## MATERIAL SUPPLIED
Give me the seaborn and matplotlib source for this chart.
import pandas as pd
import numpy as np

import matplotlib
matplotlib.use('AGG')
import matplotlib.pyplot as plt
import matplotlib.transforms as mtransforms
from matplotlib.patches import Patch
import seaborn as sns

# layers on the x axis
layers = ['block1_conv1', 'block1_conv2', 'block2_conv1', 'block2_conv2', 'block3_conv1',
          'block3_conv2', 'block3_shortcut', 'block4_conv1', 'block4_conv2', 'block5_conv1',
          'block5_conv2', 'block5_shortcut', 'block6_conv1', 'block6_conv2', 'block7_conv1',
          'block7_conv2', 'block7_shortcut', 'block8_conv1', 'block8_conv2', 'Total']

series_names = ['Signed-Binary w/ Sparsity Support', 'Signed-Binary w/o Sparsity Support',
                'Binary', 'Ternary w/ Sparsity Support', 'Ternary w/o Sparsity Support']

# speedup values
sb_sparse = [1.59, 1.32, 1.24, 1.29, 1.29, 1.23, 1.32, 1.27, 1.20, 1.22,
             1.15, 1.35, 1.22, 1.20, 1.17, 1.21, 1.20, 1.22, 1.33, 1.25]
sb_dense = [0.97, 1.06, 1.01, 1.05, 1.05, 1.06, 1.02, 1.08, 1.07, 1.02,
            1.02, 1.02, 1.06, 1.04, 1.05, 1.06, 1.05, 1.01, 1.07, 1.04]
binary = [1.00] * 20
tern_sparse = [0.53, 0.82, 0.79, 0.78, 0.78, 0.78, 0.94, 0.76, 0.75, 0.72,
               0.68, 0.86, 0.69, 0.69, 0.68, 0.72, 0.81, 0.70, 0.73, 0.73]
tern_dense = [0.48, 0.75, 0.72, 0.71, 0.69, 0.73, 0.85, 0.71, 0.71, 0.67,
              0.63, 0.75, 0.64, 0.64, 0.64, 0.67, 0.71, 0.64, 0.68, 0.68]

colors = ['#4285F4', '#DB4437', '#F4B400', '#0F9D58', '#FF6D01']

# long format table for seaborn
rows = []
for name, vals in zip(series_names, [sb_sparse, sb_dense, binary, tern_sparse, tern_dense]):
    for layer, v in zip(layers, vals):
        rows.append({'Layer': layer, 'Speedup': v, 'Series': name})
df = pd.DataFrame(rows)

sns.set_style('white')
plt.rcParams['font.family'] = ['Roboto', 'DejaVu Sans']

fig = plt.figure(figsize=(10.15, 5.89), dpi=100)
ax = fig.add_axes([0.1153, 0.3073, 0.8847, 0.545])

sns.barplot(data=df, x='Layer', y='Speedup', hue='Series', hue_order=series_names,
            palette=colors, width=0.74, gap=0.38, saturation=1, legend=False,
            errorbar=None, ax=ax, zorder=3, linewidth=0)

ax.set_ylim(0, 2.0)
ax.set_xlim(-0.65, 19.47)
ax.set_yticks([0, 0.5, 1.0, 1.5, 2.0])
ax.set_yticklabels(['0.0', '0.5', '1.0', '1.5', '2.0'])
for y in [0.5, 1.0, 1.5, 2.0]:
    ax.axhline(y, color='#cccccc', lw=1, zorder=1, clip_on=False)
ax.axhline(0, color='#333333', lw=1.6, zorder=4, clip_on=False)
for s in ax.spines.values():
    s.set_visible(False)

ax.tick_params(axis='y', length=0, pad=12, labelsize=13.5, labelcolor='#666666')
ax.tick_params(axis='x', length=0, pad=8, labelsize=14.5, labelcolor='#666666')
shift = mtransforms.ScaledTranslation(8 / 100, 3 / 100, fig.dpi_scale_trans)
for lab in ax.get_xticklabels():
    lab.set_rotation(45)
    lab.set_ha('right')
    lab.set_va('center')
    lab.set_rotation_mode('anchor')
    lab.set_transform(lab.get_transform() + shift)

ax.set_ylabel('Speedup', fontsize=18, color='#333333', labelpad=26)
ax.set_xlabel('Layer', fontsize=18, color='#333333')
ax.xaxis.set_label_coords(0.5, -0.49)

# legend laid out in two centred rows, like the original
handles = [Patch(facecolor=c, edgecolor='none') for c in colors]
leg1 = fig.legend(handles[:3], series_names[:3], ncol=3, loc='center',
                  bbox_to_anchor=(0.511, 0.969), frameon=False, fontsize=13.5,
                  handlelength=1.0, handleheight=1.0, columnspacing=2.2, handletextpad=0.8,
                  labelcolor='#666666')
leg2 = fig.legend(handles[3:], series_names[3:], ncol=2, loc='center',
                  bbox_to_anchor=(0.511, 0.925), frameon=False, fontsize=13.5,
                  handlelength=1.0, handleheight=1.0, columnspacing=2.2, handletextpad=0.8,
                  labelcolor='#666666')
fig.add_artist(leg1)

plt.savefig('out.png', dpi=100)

==

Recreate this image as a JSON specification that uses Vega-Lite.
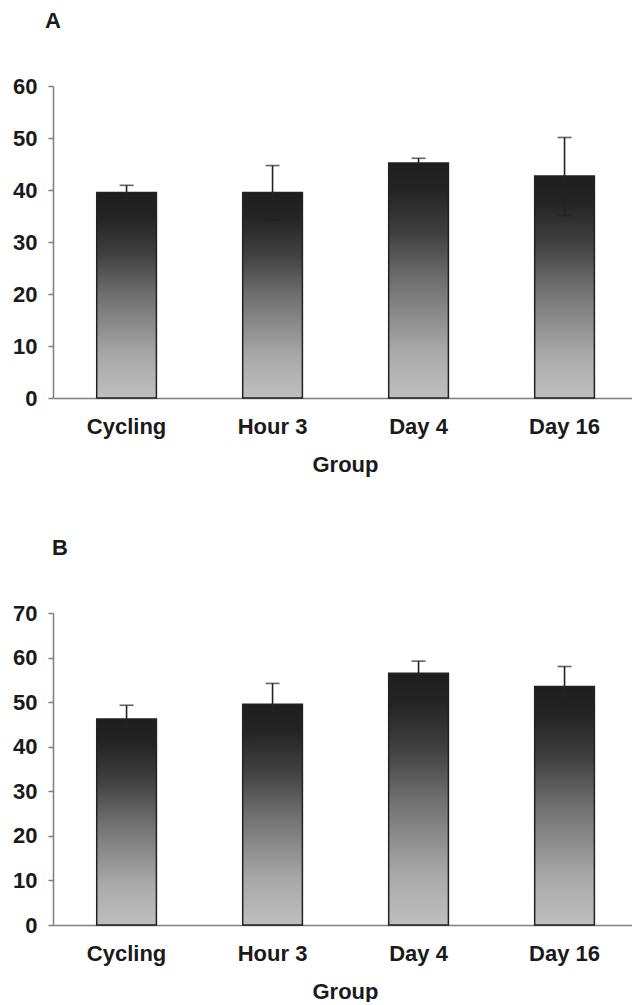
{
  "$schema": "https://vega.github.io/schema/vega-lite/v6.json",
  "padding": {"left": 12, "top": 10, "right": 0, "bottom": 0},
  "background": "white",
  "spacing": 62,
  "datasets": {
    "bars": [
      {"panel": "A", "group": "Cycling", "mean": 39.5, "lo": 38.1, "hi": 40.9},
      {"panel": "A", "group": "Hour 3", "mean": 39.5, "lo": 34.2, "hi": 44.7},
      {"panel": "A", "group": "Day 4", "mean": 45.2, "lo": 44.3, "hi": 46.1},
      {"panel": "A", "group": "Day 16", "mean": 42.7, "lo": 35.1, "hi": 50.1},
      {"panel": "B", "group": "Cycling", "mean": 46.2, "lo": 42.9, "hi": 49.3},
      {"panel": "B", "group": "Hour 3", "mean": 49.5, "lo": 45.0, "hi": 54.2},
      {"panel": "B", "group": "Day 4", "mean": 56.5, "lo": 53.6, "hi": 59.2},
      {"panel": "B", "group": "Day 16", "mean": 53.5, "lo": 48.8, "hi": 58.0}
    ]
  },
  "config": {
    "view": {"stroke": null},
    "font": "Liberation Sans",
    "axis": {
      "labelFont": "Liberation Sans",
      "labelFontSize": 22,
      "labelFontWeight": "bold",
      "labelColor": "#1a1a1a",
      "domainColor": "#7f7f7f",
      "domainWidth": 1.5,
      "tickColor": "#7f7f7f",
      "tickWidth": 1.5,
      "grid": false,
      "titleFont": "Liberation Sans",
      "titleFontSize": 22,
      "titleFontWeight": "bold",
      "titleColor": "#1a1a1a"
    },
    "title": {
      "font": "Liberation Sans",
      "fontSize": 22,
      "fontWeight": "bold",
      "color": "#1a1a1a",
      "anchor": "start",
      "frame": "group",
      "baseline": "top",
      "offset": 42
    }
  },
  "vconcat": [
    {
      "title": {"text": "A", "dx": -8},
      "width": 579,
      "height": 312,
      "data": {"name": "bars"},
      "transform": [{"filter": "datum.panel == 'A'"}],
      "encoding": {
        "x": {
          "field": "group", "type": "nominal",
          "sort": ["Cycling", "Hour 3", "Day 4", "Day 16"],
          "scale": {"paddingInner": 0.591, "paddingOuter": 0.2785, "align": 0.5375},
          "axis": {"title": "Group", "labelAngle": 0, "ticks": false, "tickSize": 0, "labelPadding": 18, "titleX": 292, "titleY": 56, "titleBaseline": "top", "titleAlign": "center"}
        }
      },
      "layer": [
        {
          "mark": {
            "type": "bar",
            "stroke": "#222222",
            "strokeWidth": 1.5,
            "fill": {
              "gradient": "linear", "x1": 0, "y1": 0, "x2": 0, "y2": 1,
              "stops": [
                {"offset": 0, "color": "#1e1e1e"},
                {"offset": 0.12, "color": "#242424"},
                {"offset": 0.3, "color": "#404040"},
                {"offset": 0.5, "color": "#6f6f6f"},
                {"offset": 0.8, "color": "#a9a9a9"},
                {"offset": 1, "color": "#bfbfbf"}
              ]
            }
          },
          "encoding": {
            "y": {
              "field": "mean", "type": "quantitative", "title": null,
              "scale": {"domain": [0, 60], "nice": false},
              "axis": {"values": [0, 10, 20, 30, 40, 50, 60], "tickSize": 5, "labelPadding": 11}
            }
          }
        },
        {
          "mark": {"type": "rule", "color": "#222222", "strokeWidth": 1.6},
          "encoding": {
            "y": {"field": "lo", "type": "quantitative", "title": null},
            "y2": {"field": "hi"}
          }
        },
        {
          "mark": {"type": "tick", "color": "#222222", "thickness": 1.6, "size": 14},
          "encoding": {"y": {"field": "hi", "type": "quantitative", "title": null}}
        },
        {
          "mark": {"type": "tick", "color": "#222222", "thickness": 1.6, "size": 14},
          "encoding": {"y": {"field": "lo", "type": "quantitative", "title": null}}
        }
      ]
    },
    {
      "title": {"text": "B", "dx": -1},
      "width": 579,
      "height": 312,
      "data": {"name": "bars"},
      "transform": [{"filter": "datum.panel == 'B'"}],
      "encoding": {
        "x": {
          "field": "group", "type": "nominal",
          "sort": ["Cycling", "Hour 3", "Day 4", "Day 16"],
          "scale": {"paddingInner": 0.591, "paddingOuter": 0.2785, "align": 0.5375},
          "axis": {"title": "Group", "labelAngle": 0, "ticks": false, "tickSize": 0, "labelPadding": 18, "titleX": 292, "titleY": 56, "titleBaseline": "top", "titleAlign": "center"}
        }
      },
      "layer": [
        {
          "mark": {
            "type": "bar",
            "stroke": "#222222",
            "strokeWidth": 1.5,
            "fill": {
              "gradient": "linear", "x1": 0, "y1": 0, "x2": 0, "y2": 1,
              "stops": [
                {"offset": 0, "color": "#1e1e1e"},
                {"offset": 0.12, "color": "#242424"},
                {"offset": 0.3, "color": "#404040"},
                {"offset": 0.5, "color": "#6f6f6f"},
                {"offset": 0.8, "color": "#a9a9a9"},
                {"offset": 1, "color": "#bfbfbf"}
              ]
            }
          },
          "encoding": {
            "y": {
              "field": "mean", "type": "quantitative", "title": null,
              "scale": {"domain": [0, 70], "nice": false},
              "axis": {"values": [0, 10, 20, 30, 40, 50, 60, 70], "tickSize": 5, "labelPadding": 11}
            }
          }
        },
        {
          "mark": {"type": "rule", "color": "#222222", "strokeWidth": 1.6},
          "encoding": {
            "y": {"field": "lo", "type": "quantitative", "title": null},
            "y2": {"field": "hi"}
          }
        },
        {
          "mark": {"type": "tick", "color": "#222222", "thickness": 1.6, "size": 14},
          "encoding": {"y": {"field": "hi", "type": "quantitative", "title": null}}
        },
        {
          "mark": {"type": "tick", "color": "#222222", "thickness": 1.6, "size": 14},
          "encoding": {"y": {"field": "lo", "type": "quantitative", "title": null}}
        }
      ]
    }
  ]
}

## WHAT THE TASK ASKS
Each line from the line with "Give me the" to the line with "import seaborn as sns" is to be echoed exactly; both boundary lines are included, and nothing else is to be output.

## REPLY
Give me the seaborn and matplotlib source for this chart.
import pandas as pd
import numpy as np

import matplotlib
matplotlib.use('AGG')
import matplotlib.pyplot as plt
import matplotlib.transforms as mtransforms
from matplotlib.patches import Patch
import seaborn as sns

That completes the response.